[begin Dataset excerpt]
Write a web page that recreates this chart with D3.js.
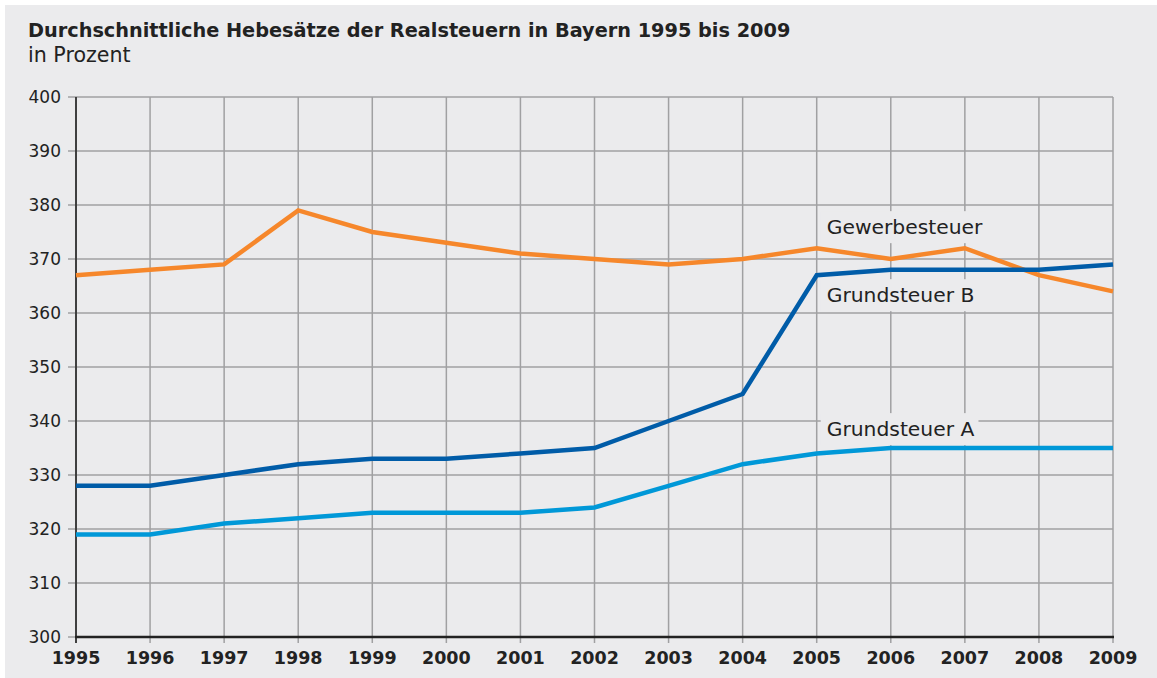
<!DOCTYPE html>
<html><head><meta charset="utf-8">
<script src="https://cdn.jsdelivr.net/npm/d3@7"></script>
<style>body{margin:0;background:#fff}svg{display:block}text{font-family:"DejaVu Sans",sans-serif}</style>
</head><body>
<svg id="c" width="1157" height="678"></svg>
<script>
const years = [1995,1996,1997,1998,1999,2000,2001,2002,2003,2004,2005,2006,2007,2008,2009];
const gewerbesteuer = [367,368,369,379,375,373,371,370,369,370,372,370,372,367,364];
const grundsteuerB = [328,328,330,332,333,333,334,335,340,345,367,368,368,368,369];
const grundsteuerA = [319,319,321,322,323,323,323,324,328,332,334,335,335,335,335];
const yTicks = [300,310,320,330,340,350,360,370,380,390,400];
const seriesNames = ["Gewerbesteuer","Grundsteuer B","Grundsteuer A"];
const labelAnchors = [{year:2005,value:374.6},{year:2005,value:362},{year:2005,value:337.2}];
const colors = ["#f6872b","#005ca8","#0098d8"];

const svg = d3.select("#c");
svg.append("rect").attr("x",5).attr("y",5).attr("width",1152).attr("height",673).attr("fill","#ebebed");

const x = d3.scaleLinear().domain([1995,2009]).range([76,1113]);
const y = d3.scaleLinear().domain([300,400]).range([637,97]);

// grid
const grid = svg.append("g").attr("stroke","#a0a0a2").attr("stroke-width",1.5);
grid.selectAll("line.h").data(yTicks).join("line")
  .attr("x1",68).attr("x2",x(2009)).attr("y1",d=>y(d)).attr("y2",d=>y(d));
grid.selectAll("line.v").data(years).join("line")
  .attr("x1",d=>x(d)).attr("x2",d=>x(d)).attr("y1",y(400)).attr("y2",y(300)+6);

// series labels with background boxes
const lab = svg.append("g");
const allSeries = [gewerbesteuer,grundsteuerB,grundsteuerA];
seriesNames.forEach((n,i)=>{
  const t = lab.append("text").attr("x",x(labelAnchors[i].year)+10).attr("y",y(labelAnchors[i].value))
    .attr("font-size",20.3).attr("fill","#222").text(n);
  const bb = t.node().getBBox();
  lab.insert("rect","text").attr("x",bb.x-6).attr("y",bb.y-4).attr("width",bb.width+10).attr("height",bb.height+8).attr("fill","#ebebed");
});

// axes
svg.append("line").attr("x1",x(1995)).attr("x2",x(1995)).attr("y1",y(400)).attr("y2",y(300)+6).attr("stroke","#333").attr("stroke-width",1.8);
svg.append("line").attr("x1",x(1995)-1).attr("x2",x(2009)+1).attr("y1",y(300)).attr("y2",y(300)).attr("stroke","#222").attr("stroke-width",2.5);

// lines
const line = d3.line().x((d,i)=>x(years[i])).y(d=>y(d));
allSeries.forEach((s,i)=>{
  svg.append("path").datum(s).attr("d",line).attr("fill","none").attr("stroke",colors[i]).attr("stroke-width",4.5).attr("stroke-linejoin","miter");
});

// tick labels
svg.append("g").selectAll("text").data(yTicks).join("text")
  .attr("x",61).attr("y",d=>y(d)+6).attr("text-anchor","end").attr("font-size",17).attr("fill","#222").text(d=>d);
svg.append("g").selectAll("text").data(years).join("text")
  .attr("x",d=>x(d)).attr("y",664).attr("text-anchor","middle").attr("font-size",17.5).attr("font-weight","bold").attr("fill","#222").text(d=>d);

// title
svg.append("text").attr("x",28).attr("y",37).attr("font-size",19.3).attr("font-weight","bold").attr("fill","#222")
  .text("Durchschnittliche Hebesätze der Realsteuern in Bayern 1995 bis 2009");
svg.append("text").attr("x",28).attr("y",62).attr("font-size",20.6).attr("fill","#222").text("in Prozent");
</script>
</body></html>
[end Dataset excerpt]
▶ [Task instructions]: Restate the full listing verbatim and drop every picture.

▶ [Task solution]:
Write a web page that recreates this chart with D3.js.
<!DOCTYPE html>
<html><head><meta charset="utf-8">
<script src="https://cdn.jsdelivr.net/npm/d3@7"></script>
<style>body{margin:0;background:#fff}svg{display:block}text{font-family:"DejaVu Sans",sans-serif}</style>
</head><body>
<svg id="c" width="1157" height="678"></svg>
<script>
const years = [1995,1996,1997,1998,1999,2000,2001,2002,2003,2004,2005,2006,2007,2008,2009];
const gewerbesteuer = [367,368,369,379,375,373,371,370,369,370,372,370,372,367,364];
const grundsteuerB = [328,328,330,332,333,333,334,335,340,345,367,368,368,368,369];
const grundsteuerA = [319,319,321,322,323,323,323,324,328,332,334,335,335,335,335];
const yTicks = [300,310,320,330,340,350,360,370,380,390,400];
const seriesNames = ["Gewerbesteuer","Grundsteuer B","Grundsteuer A"];
const labelAnchors = [{year:2005,value:374.6},{year:2005,value:362},{year:2005,value:337.2}];
const colors = ["#f6872b","#005ca8","#0098d8"];

const svg = d3.select("#c");
svg.append("rect").attr("x",5).attr("y",5).attr("width",1152).attr("height",673).attr("fill","#ebebed");

const x = d3.scaleLinear().domain([1995,2009]).range([76,1113]);
const y = d3.scaleLinear().domain([300,400]).range([637,97]);

// grid
const grid = svg.append("g").attr("stroke","#a0a0a2").attr("stroke-width",1.5);
grid.selectAll("line.h").data(yTicks).join("line")
  .attr("x1",68).attr("x2",x(2009)).attr("y1",d=>y(d)).attr("y2",d=>y(d));
grid.selectAll("line.v").data(years).join("line")
  .attr("x1",d=>x(d)).attr("x2",d=>x(d)).attr("y1",y(400)).attr("y2",y(300)+6);

// series labels with background boxes
const lab = svg.append("g");
const allSeries = [gewerbesteuer,grundsteuerB,grundsteuerA];
seriesNames.forEach((n,i)=>{
  const t = lab.append("text").attr("x",x(labelAnchors[i].year)+10).attr("y",y(labelAnchors[i].value))
    .attr("font-size",20.3).attr("fill","#222").text(n);
  const bb = t.node().getBBox();
  lab.insert("rect","text").attr("x",bb.x-6).attr("y",bb.y-4).attr("width",bb.width+10).attr("height",bb.height+8).attr("fill","#ebebed");
});

// axes
svg.append("line").attr("x1",x(1995)).attr("x2",x(1995)).attr("y1",y(400)).attr("y2",y(300)+6).attr("stroke","#333").attr("stroke-width",1.8);
svg.append("line").attr("x1",x(1995)-1).attr("x2",x(2009)+1).attr("y1",y(300)).attr("y2",y(300)).attr("stroke","#222").attr("stroke-width",2.5);

// lines
const line = d3.line().x((d,i)=>x(years[i])).y(d=>y(d));
allSeries.forEach((s,i)=>{
  svg.append("path").datum(s).attr("d",line).attr("fill","none").attr("stroke",colors[i]).attr("stroke-width",4.5).attr("stroke-linejoin","miter");
});

// tick labels
svg.append("g").selectAll("text").data(yTicks).join("text")
  .attr("x",61).attr("y",d=>y(d)+6).attr("text-anchor","end").attr("font-size",17).attr("fill","#222").text(d=>d);
svg.append("g").selectAll("text").data(years).join("text")
  .attr("x",d=>x(d)).attr("y",664).attr("text-anchor","middle").attr("font-size",17.5).attr("font-weight","bold").attr("fill","#222").text(d=>d);

// title
svg.append("text").attr("x",28).attr("y",37).attr("font-size",19.3).attr("font-weight","bold").attr("fill","#222")
  .text("Durchschnittliche Hebesätze der Realsteuern in Bayern 1995 bis 2009");
svg.append("text").attr("x",28).attr("y",62).attr("font-size",20.6).attr("fill","#222").text("in Prozent");
</script>
</body></html>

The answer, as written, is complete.